* Stated task *
Without the images, write out the whole listing exactly.

* Source material *

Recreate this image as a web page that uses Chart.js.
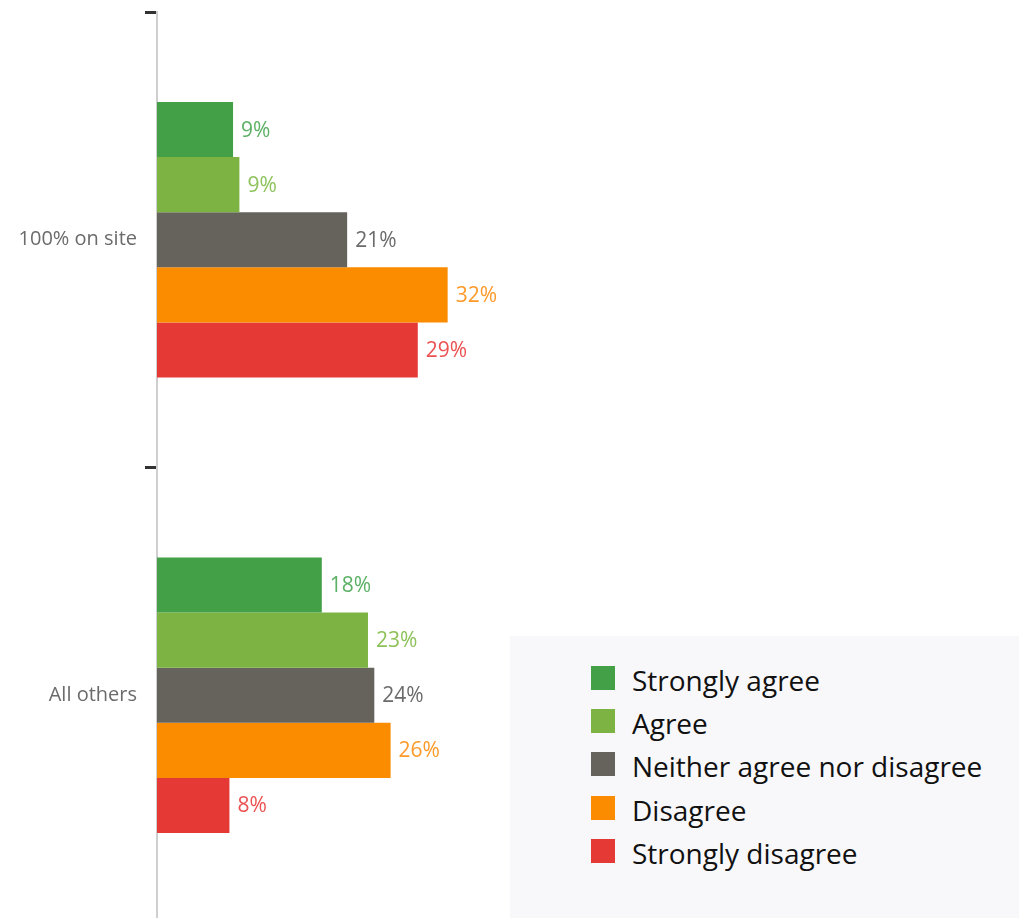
<!DOCTYPE html>
<html>
<head>
<meta charset="utf-8">
<script src="https://cdn.jsdelivr.net/npm/chart.js@4.4.1/dist/chart.umd.min.js"></script>
<style>
    html, body { margin: 0; padding: 0; background: #fff; overflow: hidden; }
    #wrap { position: relative; width: 1019px; height: 918px; overflow: hidden; }
    #chart { position: absolute; left: 0; top: 0; }
    #legend {
        position: absolute; left: 510px; top: 636px; width: 509px; height: 290px;
        background: #f8f8fa; padding-top: 22px; box-sizing: border-box;
        font-family: 'Open Sans', sans-serif; font-size: 28px; color: #111;
    }
    .item { display: flex; align-items: center; height: 43.4px; }
    .box { width: 24px; height: 24px; margin-left: 81px; margin-right: 17px; position: relative; top: -2px; }
</style>
</head>
<body>
<div id="wrap">
    <canvas id="chart" width="1019" height="935"></canvas>
    <div id="legend"></div>
</div>
<script>
    var categories = ['100% on site', 'All others'];
    var seriesNames = ['Strongly agree', 'Agree', 'Neither agree nor disagree', 'Disagree', 'Strongly disagree'];

    // percent per category
    var stronglyAgree = [8.4, 18.2];
    var agree = [9.1, 23.3];
    var neither = [21.0, 24.0];
    var disagree = [32.1, 25.8];
    var stronglyDisagree = [28.8, 8.0];

    // text printed next to each bar
    var stronglyAgreeText = ['9%', '18%'];
    var agreeText = ['9%', '23%'];
    var neitherText = ['21%', '24%'];
    var disagreeText = ['32%', '26%'];
    var stronglyDisagreeText = ['29%', '8%'];

    var barColors = ['#43a047', '#7cb342', '#66635d', '#fb8c00', '#e53935'];
    var labelColors = ['#5bb063', '#8dc25a', '#6b6b6b', '#fd9a2a', '#ec5252'];

    var allValues = [stronglyAgree, agree, neither, disagree, stronglyDisagree];
    var allText = [stronglyAgreeText, agreeText, neitherText, disagreeText, stronglyDisagreeText];

    var datasets = [];
    for (var i = 0; i < seriesNames.length; i++) {
        datasets.push({
            label: seriesNames[i],
            data: allValues[i],
            texts: allText[i],
            labelColor: labelColors[i],
            backgroundColor: barColors[i],
            borderWidth: 0,
            categoryPercentage: 0.605,
            barPercentage: 1.0
        });
    }

    var barLabels = {
        id: 'barLabels',
        afterDatasetsDraw: function (chart) {
            var ctx = chart.ctx;
            ctx.save();
            ctx.font = '21px "Open Sans", sans-serif';
            ctx.textAlign = 'left';
            ctx.textBaseline = 'middle';
            chart.data.datasets.forEach(function (ds, di) {
                chart.getDatasetMeta(di).data.forEach(function (bar, j) {
                    ctx.fillStyle = ds.labelColor;
                    ctx.fillText(ds.texts[j], bar.x + 8, bar.y + 1);
                });
            });
            ctx.restore();
        }
    };

    var ctx = document.getElementById('chart').getContext('2d');
    var chart = new Chart(ctx, {
        type: 'bar',
        data: { labels: categories, datasets: datasets },
        plugins: [barLabels],
        options: {
            indexAxis: 'y',
            responsive: false,
            animation: false,
            layout: { padding: { top: 12, bottom: 12, left: 0, right: 0 } },
            plugins: {
                legend: { display: false },
                tooltip: { enabled: false }
            },
            scales: {
                x: { display: false, min: 0, max: 95.2 },
                y: {
                    offset: true,
                    afterFit: function (scale) {
                        scale.width = 157;
                        // labels sit mid-category, no extra room needed
                        scale.paddingTop = 0;
                        scale.paddingBottom = 0;
                    },
                    border: { display: true, color: '#cfcfcf', width: 2 },
                    grid: {
                        offset: true,
                        drawOnChartArea: false,
                        drawTicks: true,
                        tickLength: 12,
                        tickColor: '#333',
                        tickWidth: 3
                    },
                    ticks: {
                        padding: 8,
                        color: '#6b6b6b',
                        font: { family: 'Open Sans', size: 20 }
                    }
                }
            }
        }
    });

    // html legend built from the datasets
    var legend = document.getElementById('legend');
    chart.data.datasets.forEach(function (ds) {
        var row = document.createElement('div');
        row.className = 'item';
        var box = document.createElement('span');
        box.className = 'box';
        box.style.background = ds.backgroundColor;
        var txt = document.createElement('span');
        txt.textContent = ds.label;
        row.appendChild(box);
        row.appendChild(txt);
        legend.appendChild(row);
    });
</script>
</body>
</html>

* Result of this task *
Recreate this image as a web page that uses Chart.js.
<!DOCTYPE html>
<html>
<head>
<meta charset="utf-8">
<script src="https://cdn.jsdelivr.net/npm/chart.js@4.4.1/dist/chart.umd.min.js"></script>
<style>
    html, body { margin: 0; padding: 0; background: #fff; overflow: hidden; }
    #wrap { position: relative; width: 1019px; height: 918px; overflow: hidden; }
    #chart { position: absolute; left: 0; top: 0; }
    #legend {
        position: absolute; left: 510px; top: 636px; width: 509px; height: 290px;
        background: #f8f8fa; padding-top: 22px; box-sizing: border-box;
        font-family: 'Open Sans', sans-serif; font-size: 28px; color: #111;
    }
    .item { display: flex; align-items: center; height: 43.4px; }
    .box { width: 24px; height: 24px; margin-left: 81px; margin-right: 17px; position: relative; top: -2px; }
</style>
</head>
<body>
<div id="wrap">
    <canvas id="chart" width="1019" height="935"></canvas>
    <div id="legend"></div>
</div>
<script>
    var categories = ['100% on site', 'All others'];
    var seriesNames = ['Strongly agree', 'Agree', 'Neither agree nor disagree', 'Disagree', 'Strongly disagree'];

    // percent per category
    var stronglyAgree = [8.4, 18.2];
    var agree = [9.1, 23.3];
    var neither = [21.0, 24.0];
    var disagree = [32.1, 25.8];
    var stronglyDisagree = [28.8, 8.0];

    // text printed next to each bar
    var stronglyAgreeText = ['9%', '18%'];
    var agreeText = ['9%', '23%'];
    var neitherText = ['21%', '24%'];
    var disagreeText = ['32%', '26%'];
    var stronglyDisagreeText = ['29%', '8%'];

    var barColors = ['#43a047', '#7cb342', '#66635d', '#fb8c00', '#e53935'];
    var labelColors = ['#5bb063', '#8dc25a', '#6b6b6b', '#fd9a2a', '#ec5252'];

    var allValues = [stronglyAgree, agree, neither, disagree, stronglyDisagree];
    var allText = [stronglyAgreeText, agreeText, neitherText, disagreeText, stronglyDisagreeText];

    var datasets = [];
    for (var i = 0; i < seriesNames.length; i++) {
        datasets.push({
            label: seriesNames[i],
            data: allValues[i],
            texts: allText[i],
            labelColor: labelColors[i],
            backgroundColor: barColors[i],
            borderWidth: 0,
            categoryPercentage: 0.605,
            barPercentage: 1.0
        });
    }

    var barLabels = {
        id: 'barLabels',
        afterDatasetsDraw: function (chart) {
            var ctx = chart.ctx;
            ctx.save();
            ctx.font = '21px "Open Sans", sans-serif';
            ctx.textAlign = 'left';
            ctx.textBaseline = 'middle';
            chart.data.datasets.forEach(function (ds, di) {
                chart.getDatasetMeta(di).data.forEach(function (bar, j) {
                    ctx.fillStyle = ds.labelColor;
                    ctx.fillText(ds.texts[j], bar.x + 8, bar.y + 1);
                });
            });
            ctx.restore();
        }
    };

    var ctx = document.getElementById('chart').getContext('2d');
    var chart = new Chart(ctx, {
        type: 'bar',
        data: { labels: categories, datasets: datasets },
        plugins: [barLabels],
        options: {
            indexAxis: 'y',
            responsive: false,
            animation: false,
            layout: { padding: { top: 12, bottom: 12, left: 0, right: 0 } },
            plugins: {
                legend: { display: false },
                tooltip: { enabled: false }
            },
            scales: {
                x: { display: false, min: 0, max: 95.2 },
                y: {
                    offset: true,
                    afterFit: function (scale) {
                        scale.width = 157;
                        // labels sit mid-category, no extra room needed
                        scale.paddingTop = 0;
                        scale.paddingBottom = 0;
                    },
                    border: { display: true, color: '#cfcfcf', width: 2 },
                    grid: {
                        offset: true,
                        drawOnChartArea: false,
                        drawTicks: true,
                        tickLength: 12,
                        tickColor: '#333',
                        tickWidth: 3
                    },
                    ticks: {
                        padding: 8,
                        color: '#6b6b6b',
                        font: { family: 'Open Sans', size: 20 }
                    }
                }
            }
        }
    });

    // html legend built from the datasets
    var legend = document.getElementById('legend');
    chart.data.datasets.forEach(function (ds) {
        var row = document.createElement('div');
        row.className = 'item';
        var box = document.createElement('span');
        box.className = 'box';
        box.style.background = ds.backgroundColor;
        var txt = document.createElement('span');
        txt.textContent = ds.label;
        row.appendChild(box);
        row.appendChild(txt);
        legend.appendChild(row);
    });
</script>
</body>
</html>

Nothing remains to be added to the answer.